有給休暇は理由に関係なく取得できるものであり、従業員が当然持つ権利であるため、企業はその権利を尊重しなければなりません。
理由を聞くこと自体には直ちに罰則が課されるわけではありませんが、企業は従業員の有給休暇取得についての権利を侵害するようなことは避ける必要があります。
2-12. 有給休暇の基準日を統一することもできる
入社日が異なれば、有給休暇の付与日(基準日)も異なるのが通常です。しかし、基準日が異なると、従業員ごとに日数の管理が必要になります。そこで、入社から半年間以内に有給休暇の初回付与をおこなった後、入社日に関係なく2回目以降の基準日を全従業員で統一することで、スムーズに有給休暇の管理ができ担当者の負担を減らせるでしょう。
例えば、入社6か月後に10日間の有給休暇を付与すると就業規則に定められている場合、9月1日入社の従業員には3月1日に初回の有給が付与されます。本来であれば次の基準日はその1年後の3月1日ですが、全員の基準日を4月1日に設定することで、全ての従業員が毎年同じ日付に有給休暇を付与されることになります。
この場合、労働者に不利益が生じないように注意が必要で、就業規則に明確なルールを設けておくことが重要です。
3. 有給休暇の法律に関するよくある疑問
ここでは、有給休暇の法律に関するよくある疑問を紹介します。
3-1. 半日単位で取得することはできる?
有給休暇は、基本的に1日単位で取得させなければなりません。ただし、事前に労使間で合意が形成されている場合は、半日単位や時間単位で取得させることも可能です。

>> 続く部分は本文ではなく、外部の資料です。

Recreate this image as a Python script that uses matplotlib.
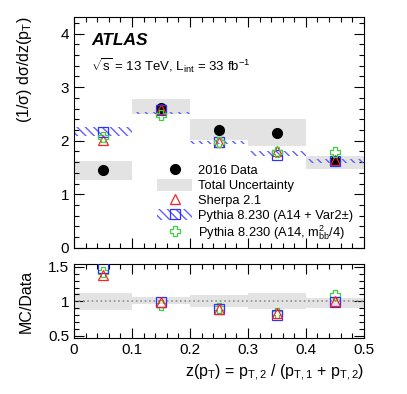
import matplotlib
matplotlib.use("Agg")
import matplotlib.pyplot as plt
import numpy as np
from matplotlib.patches import Patch
from matplotlib.lines import Line2D
from matplotlib.path import Path
from matplotlib.ticker import MultipleLocator, FixedFormatter, FixedLocator

plt.rcParams['font.family'] = ['Liberation Sans', 'DejaVu Sans']
plt.rcParams['mathtext.fontset'] = 'custom'
plt.rcParams['mathtext.rm'] = 'Liberation Sans'
plt.rcParams['mathtext.it'] = 'Liberation Sans:italic'
plt.rcParams['hatch.linewidth'] = 1.0

# bins in z(pT)
bin_lo = [0.0, 0.1, 0.2, 0.3, 0.4]
bin_hi = [0.1, 0.2, 0.3, 0.4, 0.5]
bin_mid = [0.05, 0.15, 0.25, 0.35, 0.45]

data = [1.46, 2.61, 2.20, 2.15, 1.63]
data_lo = [1.27, 2.50, 2.02, 1.90, 1.47]
data_hi = [1.63, 2.77, 2.40, 2.41, 1.72]

sherpa = [2.02, 2.60, 1.97, 1.80, 1.64]
pythia_var2 = [2.17, 2.58, 1.97, 1.74, 1.62]
pythia_var2_lo = [2.09, 2.49, 1.93, 1.71, 1.59]
pythia_var2_hi = [2.25, 2.54, 2.00, 1.80, 1.66]
pythia_mbb = [2.07, 2.48, 1.98, 1.78, 1.79]

# open cross marker (ROOT style 28)
a, b = 1.0, 0.38
cross_verts = [(-b, a), (b, a), (b, b), (a, b), (a, -b), (b, -b), (b, -a),
               (-b, -a), (-b, -b), (-a, -b), (-a, b), (-b, b), (-b, a)]
cross_marker = Path(cross_verts, closed=True)

red = '#ff2020'
blue = '#3030ff'
green = '#40d040'
hatch_col = '#6060ff'
grey = '#e3e3e3'
ms = 6.5

fig = plt.figure(figsize=(4.07, 3.94), dpi=100)
ax = fig.add_axes([0.182, 0.371, 0.712, 0.586])
axr = fig.add_axes([0.182, 0.142, 0.712, 0.188])

for i in range(len(bin_mid)):
    ax.fill_between([bin_lo[i], bin_hi[i]], data_lo[i], data_hi[i],
                    color=grey, lw=0, zorder=1)
    ax.fill_between([bin_lo[i], bin_hi[i]], pythia_var2_lo[i], pythia_var2_hi[i],
                    facecolor='none', edgecolor=hatch_col, hatch='\\\\\\\\',
                    lw=0, zorder=2)

ax.plot(bin_mid, data, 'o', color='black', ms=7, zorder=5)
ax.plot(bin_mid, sherpa, '^', mfc='none', mec=red, ms=ms, mew=0.9, zorder=6)
ax.plot(bin_mid, pythia_var2, 's', mfc='none', mec=blue, ms=ms, mew=0.9, zorder=6)
ax.plot(bin_mid, pythia_mbb, marker=cross_marker, ls='none', mfc='none',
        mec=green, ms=ms, mew=0.9, zorder=6)

ax.set_xlim(0, 0.5)
ax.set_ylim(0, 4.31)

# ratio panel
data_arr = np.array(data)
for i in range(len(bin_mid)):
    axr.fill_between([bin_lo[i], bin_hi[i]], data_lo[i] / data[i], data_hi[i] / data[i],
                     color=grey, lw=0, zorder=1)
axr.axhline(1.0, color='#909090', ls=':', lw=1.2, zorder=2)
axr.plot(bin_mid, np.array(sherpa) / data_arr, '^', mfc='none', mec=red, ms=ms, mew=0.9, zorder=6)
axr.plot(bin_mid, np.array(pythia_var2) / data_arr, 's', mfc='none', mec=blue, ms=ms, mew=0.9, zorder=5)
axr.plot(bin_mid, np.array(pythia_mbb) / data_arr, marker=cross_marker, ls='none',
         mfc='none', mec=green, ms=ms, mew=0.9, zorder=4)
axr.set_xlim(0, 0.5)
axr.set_ylim(0.47, 1.54)

for a_ in (ax, axr):
    a_.tick_params(which='both', direction='in', top=True, right=True, labelsize=11)
    a_.tick_params(which='major', length=7, width=0.8)
    a_.tick_params(which='minor', length=3.5, width=0.8)
    a_.xaxis.set_major_locator(MultipleLocator(0.1))
    a_.xaxis.set_minor_locator(MultipleLocator(0.02))
    for s in a_.spines.values():
        s.set_linewidth(0.8)

ax.yaxis.set_major_locator(MultipleLocator(1))
ax.yaxis.set_minor_locator(MultipleLocator(0.2))
ax.set_xticklabels([])
axr.yaxis.set_major_locator(FixedLocator([0.5, 1.0, 1.5]))
axr.yaxis.set_major_formatter(FixedFormatter(['0.5', '1', '1.5']))
axr.yaxis.set_minor_locator(MultipleLocator(0.1))
axr.set_xticks([0, 0.1, 0.2, 0.3, 0.4, 0.5])
axr.set_xticklabels(['0', '0.1', '0.2', '0.3', '0.4', '0.5'])

ax.set_ylabel(r'(1/σ) dσ/dz(p$_{\rm T}$)', fontsize=11.5, loc='top')
axr.set_ylabel('MC/Data', fontsize=11.5)
axr.set_xlabel(r'z(p$_{\rm T}$) = p$_{\rm T,2}$ / (p$_{\rm T,1}$ + p$_{\rm T,2}$)',
               fontsize=11.5, loc='right')
ax.yaxis.set_label_coords(-0.14, 1.0)
axr.yaxis.set_label_coords(-0.14, 0.5)

ax.text(0.06, 0.88, 'ATLAS', transform=ax.transAxes, fontsize=12.5,
        fontweight='bold', fontstyle='italic')
ax.text(0.06, 0.765, r'$\sqrt{\rm s}$ = 13 TeV, L$_{\rm int}$ = 33 fb$^{-1}$',
        transform=ax.transAxes, fontsize=9.5)

handles = [
    Line2D([], [], marker='o', ls='none', color='black', ms=7),
    Patch(facecolor=grey, edgecolor='none'),
    Line2D([], [], marker='^', ls='none', mfc='none', mec=red, ms=ms, mew=0.9),
    (Patch(facecolor='none', edgecolor=hatch_col, hatch='\\\\\\\\', lw=0),
     Line2D([], [], marker='s', ls='none', mfc='none', mec=blue, ms=ms, mew=0.9)),
    Line2D([], [], marker=cross_marker, ls='none', mfc='none', mec=green, ms=ms, mew=0.9),
]
labels = ['2016 Data', 'Total Uncertainty', 'Sherpa 2.1',
          'Pythia 8.230 (A14 + Var2±)', r'Pythia 8.230 (A14, m$^2_{\rm bb}$/4)']
leg = ax.legend(handles, labels, loc='upper left', bbox_to_anchor=(0.265, 0.39),
                frameon=False, fontsize=9.3, handlelength=2.7, handleheight=1.0,
                labelspacing=0.12, handletextpad=0.45, borderpad=0)

fig.savefig('out.png', dpi=100)
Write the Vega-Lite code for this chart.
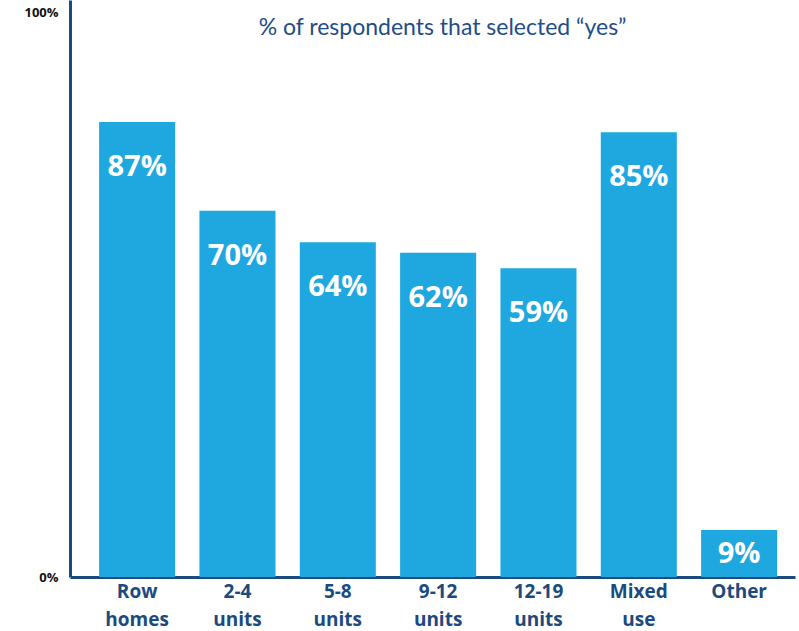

時間単位での取得を可能とするためには、労使協定を結ぶ必要があります。また、労使協定を結んだ場合でも、時間単位の有給休暇は年5日までという制限があるため注意しましょう。
3-2. 短時間勤務の場合でも有給休暇を付与すべき?
前述の通り、パートやアルバイトなどの短時間勤務をしている従業員に対しても、法律に従って有給休暇を付与しなければなりません。6カ月以上継続して勤務しており、全労働日の8割以上出勤している場合は、有給休暇を付与しましょう。
付与日数は、週の所定労働日数によって異なります。
3-3. 法律違反を防ぐために企業ができることは?
企業が法律違反を防ぐためには、労働基準法に関する知識を深め、就業規則の整備と周知を徹底することが重要です。定期的な研修を実施し、従業員に法的権利や義務を理解させ、透明な労働環境を築くことが法律違反のリスクを低減します。
4. 有給休暇に関する法律をしっかりと理解して法令遵守を徹底しよう!
今回は、有給休暇に関する法律や注意点についてまとめました。複雑な内容になっていますが、違反に対する罰則も設けられており、「知らなかった」では済みません。もう一度、頭の中で整理して、有給休暇取得の義務化に対して何をしなければいけないのかを明確にしましょう。
有給休暇を取得させることは、従業員にとってリフレッシュ効果があり、生産性が上がると期待されています。有給休暇取得に対してネガティブにならず、従業員が取得しやすい環境づくりをおこなっていきましょう。